How To: Make Your Own Bamboo Straws

A week or two ago, I got hitched on Lady Elliot Island, a coral cay in the Great Barrier Reef. Weddings are a magical celebration of love, but they're also pricey and often, incredibly wasteful. In the UK, a tenth of all wedding food is chucked out at each event. The average wedding generates around 180 kg of rubbish, and there's about 2.5 million of these a year.

I met my husband when we worked as dive instructors together on the Great Barrier Reef. Since leaving Queensland, we try to visit the Reef as much as we can and our favourite spot to do this is Lady Elliot Island (Read this to see why we’re so mad about it).

There's only one place to rest your weary head after an enormous day of snorkelling on Lady Elliot, and it's an eco-resort. The island is solar-powered, composts all food and does everything in its power to minimise the impact on the surrounding Reef. The island is a green zone, which is like a highly protected national park of the sea. Because of this, we were not allowed to bring live flowers to the island. We were restricted on how much we could bring with us, which helped us simplify the planning process and avoid unnecessary decorations and other items like wedding favours.

Giving wedding favours out has always seemed like a tacky waste of cash + resources to me. UNTIL my parents hand-made bamboo straws, etched with my hubby (the best part about being married is arguably being able to use this obnoxious word) and I's initials for all our wedding guests *cue happy tears*. 

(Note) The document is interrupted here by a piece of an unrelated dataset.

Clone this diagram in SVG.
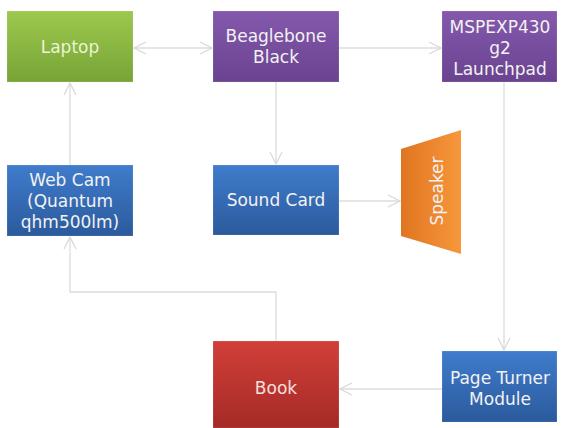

Since I was little, my mum has lovingly grown a jungle in our backyard, full of bamboo and other beautiful plants. My folks literally harvested said bamboo, boiled it up and painstakingly engraved our initials in it. Dad proudly told me that all tools used can be found in the centre aisle of Aldi. Otherwise, 'Libraries of Things', which are places you can borrow items instead of buy, are popping up everywhere. If you don't have the tools listed below, have a quick Google and see if there's one in your local area, or ask a friend or family member. 

 You'll need:

For the straws:

Young, straight culms of clumping bamboo. We used Alphonse Kerr Bamboo. 

A bench grinder or sandpaper


A small round file


For the etching: 

Soldering iron 

6 nails

An old piece of wood


Here's what to do:

  1. Cut your bamboo into around 20cm lengths using the secateurs. Snip the bamboo towards the thinner end of the plant, where the inner-circle is the perfect width for sipping g&t's through.


2. Bring a deep saucepan of water and half a cup of vinegar to the boil. Add the bamboo and boil for around half an hour.

3. Once the bamboo has boiled, leave it to dry completely before starting the next steps.

4. Grind the ends of your straw using a bench grinder of a piece of sandpaper, so that they're nice and smooth. Splinters and cocktails are not a good combo.


5. File the inner circle of your straw using the file. If you don’t want to personalise them, your straws are ready for sipping!

6. To etch a design into your straw, first, you need to create a way to hold the piece of bamboo in place. By hammering a few nails into a leftover piece of ply-wood, you've got yourself a makeshift workstation.


7. Use the soldering iron to add simple designs to your straw. It might take a few attempts to end up with a result your happy with so make more straws than you need.

8. Make yourself a drink and enjoy slurping it through your hand-made straw you modern-day Macgyver, you.